The signs are fellow Tories won’t rebel yet, but pro-European Conservatives are more likely to oppose Davis when the bill moves onto the next step, called the committee stage. That’s when legislators can submit amendments, and backbenchers Anna Soubrey and Dominic Grieve have both expressed reservations about the government’s plan.


Of most concern is the aspect of the bill that would allow ministers to modify laws without parliamentary scrutiny.


“I look forward to the contributions of MPs from across the house,” May said in a statement. “But that contribution should fit with our shared aim: to help get the best Brexit for Britain.”
Brexit Latest


Businesses Balk | May’s office distributed a letter for senior executives at major U.K. companies to sign praising her Brexit approach, according to a draft seen by Bloomberg. Sky News, which first reported the move on Wednesday, said company chiefs expressed incredulity at being asked to sign.


Bill Opposition | There is a “powerful legal case” that the U.K. will not owe the EU any money at the time of withdrawal, the European Research Group, a coalition of more than 80 pro-Brexit Conservative lawmakers, said on Wednesday. Instead, the EU owes Britain about €10 billion ($11.9 million), Charlie Elphicke, one of the group’s members, said in a statement.


Barnier Speaks | EU chief negotiator Michel Barnier will talk to reporters in Brussels on Thursday after the EU releases a series of position papers on intellectual property rights and customs-related matters, among other topics. The U.K’s refusal to accept any financial obligations beyond its last payment to the EU budget in early 2019 is among the main impediments holding back talks, according to people briefed on a discussion between Barnier and European commissioners in Brussels on Wednesday. The Brexit discussion lasted only about five minutes, adding to signs that there’s no sense of urgency in the bloc to reach a swift conclusion.

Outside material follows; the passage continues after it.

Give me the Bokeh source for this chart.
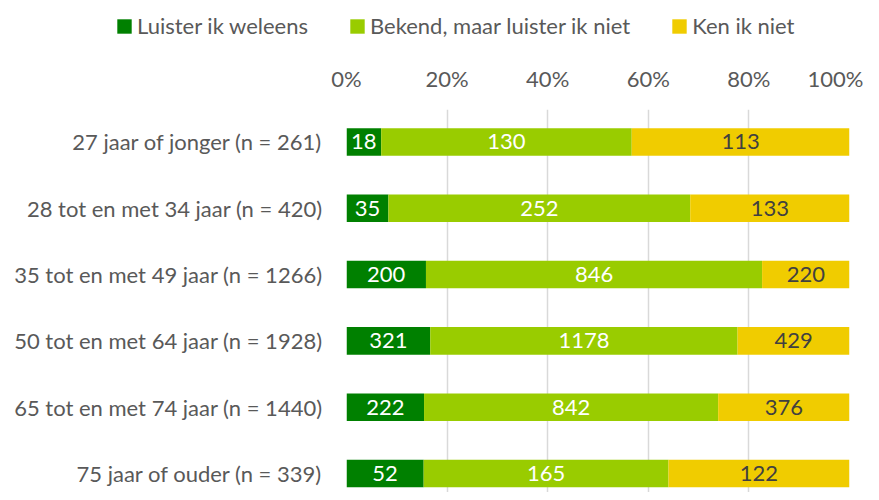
from bokeh.plotting import figure
from bokeh.models import (ColumnDataSource, Range1d, FixedTicker, PrintfTickFormatter,
                          Legend, LegendItem)
from bokeh.layouts import column
from bokeh.core.properties import value
from bokeh.embed import file_html
from bokeh.resources import INLINE

categories = ["27 jaar of jonger (n = 261)",
              "28 tot en met 34 jaar (n = 420)",
              "35 tot en met 49 jaar (n = 1266)",
              "50 tot en met 64 jaar (n = 1928)",
              "65 tot en met 74 jaar (n = 1440)",
              "75 jaar of ouder (n = 339)"]
luister = [18, 35, 200, 321, 222, 52]
bekend = [130, 252, 846, 1178, 842, 165]
ken_niet = [113, 133, 220, 429, 376, 122]
series_names = ["Luister ik weleens", "Bekend, maar luister ik niet", "Ken ik niet"]
colors = ["#008000", "#99CC00", "#F0CC00"]
label_colors = ["white", "white", "#404040"]
x_ticks = [0, 20, 40, 60, 80, 100]

FONT = "Lato"
FS = "22px"
GRAY = "#595959"
W = 863
LEG_H = 50
MAIN_H = 442

pos = list(range(len(categories)))
totals = [a + b + c for a, b, c in zip(luister, bekend, ken_niet)]
counts = [luister, bekend, ken_niet]
pcts = [[v / t * 100 for v, t in zip(s, totals)] for s in counts]

# ---- main chart ----
p = figure(width=W, height=MAIN_H, output_backend="svg", toolbar_location=None,
           x_range=Range1d(0, 100), y_range=Range1d(5.287, -0.490),
           x_axis_location="above", min_border_left=346, min_border_right=14,
           min_border_top=59, min_border_bottom=0)
p.outline_line_color = None

p.xgrid.ticker = FixedTicker(ticks=x_ticks)
p.xgrid.grid_line_color = "#D9D9D9"
p.xgrid.grid_line_width = 1.5
p.ygrid.grid_line_color = None

xa = p.xaxis[0]
xa.ticker = FixedTicker(ticks=x_ticks)
xa.formatter = PrintfTickFormatter(format="%d%%")
xa.axis_line_color = None
xa.major_tick_line_color = None
xa.minor_tick_line_color = None
xa.major_tick_out = 0
xa.major_tick_in = 0
xa.major_label_text_font = FONT
xa.major_label_text_font_size = FS
xa.major_label_text_color = GRAY
xa.major_label_standoff = 18

ya = p.yaxis[0]
ya.ticker = FixedTicker(ticks=pos)
ya.major_label_overrides = {i: c for i, c in zip(pos, categories)}
ya.axis_line_color = None
ya.major_tick_line_color = None
ya.minor_tick_line_color = None
ya.major_tick_out = 0
ya.major_tick_in = 0
ya.major_label_text_font = FONT
ya.major_label_text_font_size = FS
ya.major_label_text_color = GRAY
ya.major_label_standoff = 24

# ---- legend strip (shares data sources; its ranges keep the bars out of view) ----
lg = figure(width=W, height=LEG_H, output_backend="svg", toolbar_location=None,
            min_border=0, x_axis_type=None, y_axis_type=None,
            x_range=Range1d(0, 100), y_range=Range1d(100, 101))
lg.outline_line_color = None
lg.grid.grid_line_color = None
for fig in (p, lg):
    try:
        fig.frame_align = False
    except Exception:
        pass

items = []
left = [0.0] * len(pos)
for name, col, lc, pc, cnt in zip(series_names, colors, label_colors, pcts, counts):
    right = [l + v for l, v in zip(left, pc)]
    src = ColumnDataSource(dict(y=pos, left=left, right=right,
                                mid=[(l + r) / 2 for l, r in zip(left, right)],
                                txt=[str(c) for c in cnt]))
    p.hbar(y="y", left="left", right="right", height=0.415, source=src,
           fill_color=col, line_color=None)
    p.text(x="mid", y="y", text="txt", source=src, text_align="center",
           text_baseline="middle", text_color=lc, text_font=value(FONT),
           text_font_size=FS)
    r = lg.hbar(y="y", left="left", right="right", height=0.415, source=src,
                fill_color=col, line_color=None)
    items.append(LegendItem(label=name, renderers=[r]))
    left = right

legend = Legend(items=items, orientation="horizontal", location=(115, 11),
                glyph_width=18, glyph_height=18, label_standoff=4, spacing=40,
                label_text_font=FONT, label_text_font_size=FS,
                label_text_color=GRAY, border_line_color=None,
                background_fill_alpha=0, padding=0, margin=0)
lg.add_layout(legend)

layout = column(lg, p, spacing=0)
open("out.html", "w").write(file_html(layout, INLINE))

“No Free Lunch” | German Finance Minister Wolfgang Schaeuble said there’s “no free lunch” in the Brexit talks and that the reality of the divorce is sinking in among U.K. policy makers. “Brexit was a decision that we think was wrong from every angle,” Schaeuble told a conference in Frankfurt. “But the Britons made it and now we must try to find solutions that will keep the damage to both sides as limited as possible.”


Frankfurt Calling | Deutsche Bank’s chief executive officer, John Cryan, said the lender’s hometown is the best placed city in Europe to win trading business after Brexit. Banks choosing Frankfurt for their licensed hub will have to set up full-scale operations in the country, not brass-plate offices with bankers commuting from London, Bundesbank board member Andreas Dombret told Bloomberg Television. The Financial Times reported German industry is establishing a taskforce to prepare for Brexit.


Science Grants | The European Commission awarded science grants to 406 early-career researchers throughout Europe, and Britain secured an outsize share with 79 handouts. Unsurprisingly, the U.K. said in a paper it wants to keep contributing to science projects after Brexit, though this will be subject to negotiations.



Trade Vision | Labour Party Brexit spokesman Keir Starmer told the Financial Times that the U.K. should consider staying in a customs union with the EU indefinitely, unless there is evidence that new trade deals would make Britain better off.


Pottery Barn Brexit | Rory Montgomery, an official at Irish Foreign Affairs & Trade ministry, said the onus is on the U.K. to come up with solutions to questions like the Irish border. It faces a “break it, own it,” problem, he said.


On the Markets | Sterling is becoming immune to bad news. The currency has rallied more than 2 percent against the dollar in the past two weeks, despite several pieces of disappointing economic data and a bumpy Brexit process. Three-month implied volatility on the currency, a gauge of expected swings in the exchange rate, is now little changed at 7.70 percent this quarter.